Одним из магических моментов древней истории Месопотамии является то, что она проливает свет на происхождение многого из того, что характерно для нашего мира в части религиозных мифов. Разумеется, имеется в виду не то, что религия впервые зародилась здесь, на аллювиальной равнине к северу от Персидского залива. Религии, безусловно, столько лет, сколько и самому человечеству, и даже больше; ее возникновение относится к тем временам, когда наши предки, существовавшие на Земле до появления человека, начали хоронить своих мертвых с определенными ритуалами. Но здесь, на этой земле, где началась их новая жизнь, поселенцам пришлось повторять процесс создания религии. Мы можем быть свидетелями того, как появились по крайней мере некоторые рассказы о богах, увидеть, сколько месопотамских божеств возникло в человеческой фантазии как олицетворения, ипостаси сил природы.

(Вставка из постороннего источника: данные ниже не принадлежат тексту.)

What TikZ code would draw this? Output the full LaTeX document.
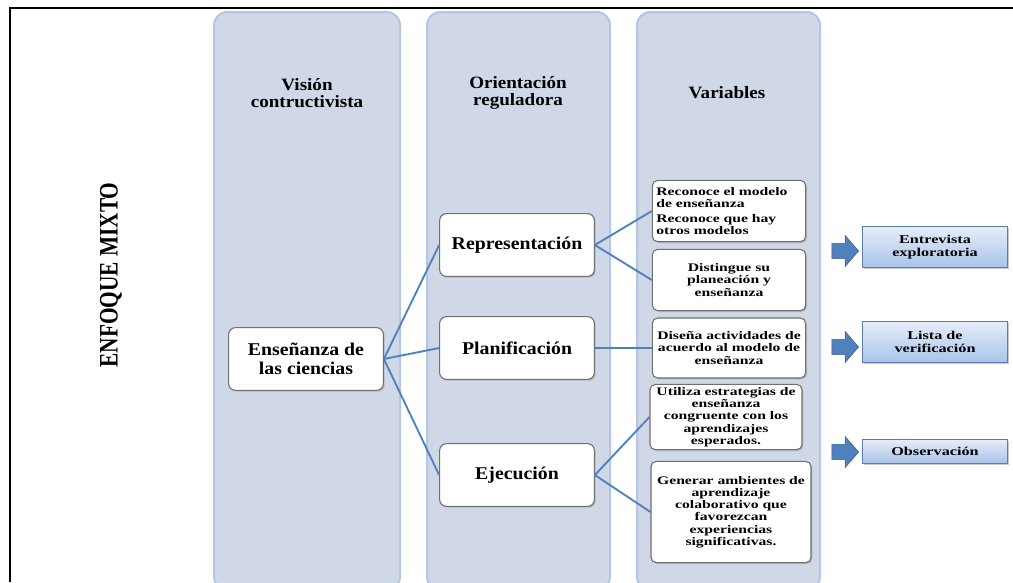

«Я не много знаю о богах, но я думаю, что река – это сильный коричневый бог, мрачный, неукротимый и непокорный», – писал Т. С. Элиот. Торкильд Якобсен, один из гениальных исследователей Шумера XX в., привел пример бога Нингирсу, «Владыки Гирсу» – главного района города-государства Лагаш, божества, ассоциировавшегося с войной и уничтожением.

«Нужно понимать, – писал он, – что Нингирсу был олицетворением ежегодного разлива реки Тигр. Каждый год, когда зимние снега начинают таять в горах Ирана, они льются водой с гор к их подножию многочисленными горными ручьями, и уровень воды в Тигре поднимается. В богословии это переживалось как дефлорация девственных предгорий Нинхурсаг – Богини Предгорий высокими горами Кур-гал; воды половодья олицетворяли собой его семя. Кур-гал – его другое имя Энлиль – таким образом является отцом Нингирсу. Мать Нингирсу – Нинхурсаг, Богиня Предгорий, и красновато-коричневый цвет разлившихся вод, появившийся от глины, которую несут с собой воды, протекая по предгорьям, представляется как кровь, являющаяся результатом этой дефлорации.

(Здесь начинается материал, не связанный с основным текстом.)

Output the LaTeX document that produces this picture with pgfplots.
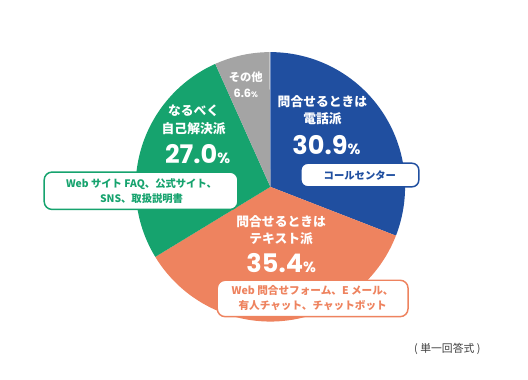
\documentclass[border=0pt]{standalone}
\usepackage{pgfplots}
\pgfplotsset{compat=1.18}
\usepackage{pgfplotstable}
\usepackage{fontspec}
\setmainfont{Noto Sans CJK JP}
\newfontfamily\num{Poppins}
\definecolor{cblue}{RGB}{32,79,160}
\definecolor{corange}{RGB}{238,131,95}
\definecolor{cgreen}{RGB}{22,163,110}
\definecolor{cgray}{RGB}{164,164,164}
\definecolor{cnote}{RGB}{60,60,60}
\pgfplotstableread{
label value
blue 30.9
orange 35.4
green 27.0
gray 6.6
}\piedata
\begin{document}
\pgfplotstablegetelem{0}{value}\of\piedata\let\vA\pgfplotsretval
\pgfplotstablegetelem{1}{value}\of\piedata\let\vB\pgfplotsretval
\pgfplotstablegetelem{2}{value}\of\piedata\let\vC\pgfplotsretval
\pgfplotstablegetelem{3}{value}\of\piedata\let\vD\pgfplotsretval
\pgfmathsetmacro\aA{90-3.6*\vA}
\pgfmathsetmacro\aB{\aA-3.6*\vB}
\pgfmathsetmacro\aC{\aB-3.6*\vC}
\pgfmathsetmacro\aD{\aC-3.6*\vD}
\begin{tikzpicture}
\begin{axis}[scale only axis, width=528bp, height=386bp,
  xmin=0, xmax=528, ymin=-386, ymax=0, hide axis, clip=false]
\path (axis cs:0,-386) rectangle (axis cs:528,0);
\addplot[draw=none, fill=cblue, domain=\aA:90, samples=90, variable=\t]
  ({266+137*cos(\t)},{-190+137*sin(\t)}) -- (axis cs:266,-190) -- cycle;
\addplot[draw=none, fill=corange, domain=\aB:\aA, samples=90, variable=\t]
  ({266+137*cos(\t)},{-190+137*sin(\t)}) -- (axis cs:266,-190) -- cycle;
\addplot[draw=none, fill=cgreen, domain=\aC:\aB, samples=90, variable=\t]
  ({266+137*cos(\t)},{-190+137*sin(\t)}) -- (axis cs:266,-190) -- cycle;
\addplot[draw=none, fill=cgray, domain=\aD:\aC, samples=40, variable=\t]
  ({266+137*cos(\t)},{-190+137*sin(\t)}) -- (axis cs:266,-190) -- cycle;
% labels
\node[white, align=center, font=\fontsize{13bp}{18bp}\selectfont\bfseries] at (axis cs:319,-112) {問合せるときは\\電話派};
\node[white, font=\bfseries] at (axis cs:323,-148) {{\num\fontsize{26bp}{26bp}\selectfont 30.9}{\num\fontsize{15bp}{15bp}\selectfont\%}};
\node[white, align=center, font=\fontsize{13bp}{18bp}\selectfont\bfseries] at (axis cs:277,-234) {問合せるときは\\テキスト派};
\node[white, font=\bfseries] at (axis cs:277,-268) {{\num\fontsize{26bp}{26bp}\selectfont 35.4}{\num\fontsize{15bp}{15bp}\selectfont\%}};
\node[white, align=center, font=\fontsize{13bp}{18bp}\selectfont\bfseries] at (axis cs:188,-121.5) {なるべく\\自己解決派};
\node[white, font=\bfseries] at (axis cs:192,-157) {{\num\fontsize{26bp}{26bp}\selectfont 27.0}{\num\fontsize{15bp}{15bp}\selectfont\%}};
\node[white, align=center, font=\fontsize{11.5bp}{16bp}\selectfont\bfseries] at (axis cs:241,-86) {その他\\{\num 6.6}{\num\fontsize{8bp}{8bp}\selectfont\%}};
% boxes
\draw[cblue, line width=1.5bp, fill=white, rounded corners=7bp] (axis cs:297,-166) rectangle (axis cs:417,-190);
\node[cblue, font=\fontsize{10.5bp}{14bp}\selectfont\bfseries] at (axis cs:357,-178) {コールセンター};
\draw[cgreen, line width=1.5bp, fill=white, rounded corners=8bp] (axis cs:36,-175) rectangle (axis cs:233,-213);
\node[cgreen, align=center, font=\fontsize{10.5bp}{15bp}\selectfont\bfseries] at (axis cs:135,-194) {Web サイト FAQ、公式サイト、\\SNS、取扱説明書};
\draw[corange, line width=1.5bp, fill=white, rounded corners=8bp] (axis cs:212,-285) rectangle (axis cs:406,-322);
\node[corange, align=center, font=\fontsize{10.8bp}{15bp}\selectfont\bfseries] at (axis cs:309,-303) {Web 問合せフォーム、E メール、\\有人チャット、チャットボット};
\node[cnote, font=\fontsize{11bp}{12bp}\selectfont] at (axis cs:446,-355) {( 単一回答式 )};
\end{axis}
\end{tikzpicture}
\end{document}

Паводок, к которому все это относится, сам бог Нингирсу внушает поистине благоговейный страх. Я видел, как вода в Тигре, протекающем через Багдад по широкой долине, поднимается на высоту больше четырехэтажного дома – зрелище, которое не так легко забыть».

Или возьмем птицу, известную как Зу, Анзу или Имдугуд. Солнце нещадно жжет равнину Шумера большую часть года. Но время от времени происходит внезапная буря. На южном горизонте сначала появляется чернильно-черная туча, которая поразительно быстро расширяется до тех пор, пока не затмевает все небо, и атакует землю под собой громом, молнией и ливневым дождем. Затем так же быстро туча исчезает в противоположном направлении. Нетрудно понять, почему шумеры предпочитали представлять себе эту грозовую тучу как огромную и наводящую ужас птицу грома с головой льва и крыльями орла.

Эти образы – более чем простые олицетворения. Толкование явлений природы в таких подробностях как действия богов демонстрирует буйную фантазию и поэтическую восприимчивость высочайшего порядка, акцентирующие восприятие религии как величайшее из всех коллективно созданных человечеством произведений искусства. Со временем, конечно, как это происходит со всеми метафорами, их свежесть блекнет; яркие образы, в которых сначала представали боги, упрощаются до простого символа. Бога, почитаемого в Эриду, творческий и художественный потенциал, присущий водам, несущим плодородие, «непостижимая внутренняя воля к созиданию в Океане», как писал Т. Якобсен, «стали рассматривать как гигантского дикого горного козла, рога которого торчали над водой в виде тростника». Так, Козерог – рогатый козел над уровнем воды и рыба в воде (также отражающая, мне хочется думать, его происхождение среди рыбаков и пастухов) есть образ, посредством которого память о нем передавалась потомкам. Также помнили и об Абзу – священном озере, из которого он появился; позднее оно предстало в виде чаши с пресной водой, устанавливаемой в каждом месопотамском храме, возможно, также в виде вуду или бассейна для омовений, имеющегося у каждой исламской мечети, и, может быть, даже в виде крестильной купели христианской церкви.

В более поздние времена бога Эриду изображали на печатях одетым в шерстяную мантию с рогатой короной на голове, с двумя текущими из его плеч потоками воды, полными рыбы, которые, вероятно, олицетворяли реки Евфрат и Тигр. Когда 2 тысячи лет спустя после основания храма шумерские писцы начали записывать свои мифы, открылось его имя. Тексты свидетельствуют, что Эриду был домом для бога Энки – Владыки Земли, царя Эриду, царя Абзу. Еще позднее Бытие (4: 17–18) делает его сыном Каина: «И от Эноха (Энки) был рожден Ирад (Эриду)».

Жители Междуречья считали Энки богом, который несет человечеству цивилизацию. Именно он дает правителям ум и знания, «открывает двери понимания». Он учит людей строить каналы и планировать храмы, «ставя их колышки для разметки фундамента точно в нужных местах»; «приносит изобилие в сверкающих водах». Он не правитель Вселенной, а мудрый советник богов и их старший брат, глава пантеона богов, Нудиммуд – созидающий, рождающий образы, покровитель ремесленников и мастеров. Энки прообраз в рассказе о Вавилонской башне: именно он разделил людей по языковому признаку, что, безусловно, является толкованием многочисленности языков, на которых говорили его первые верующие.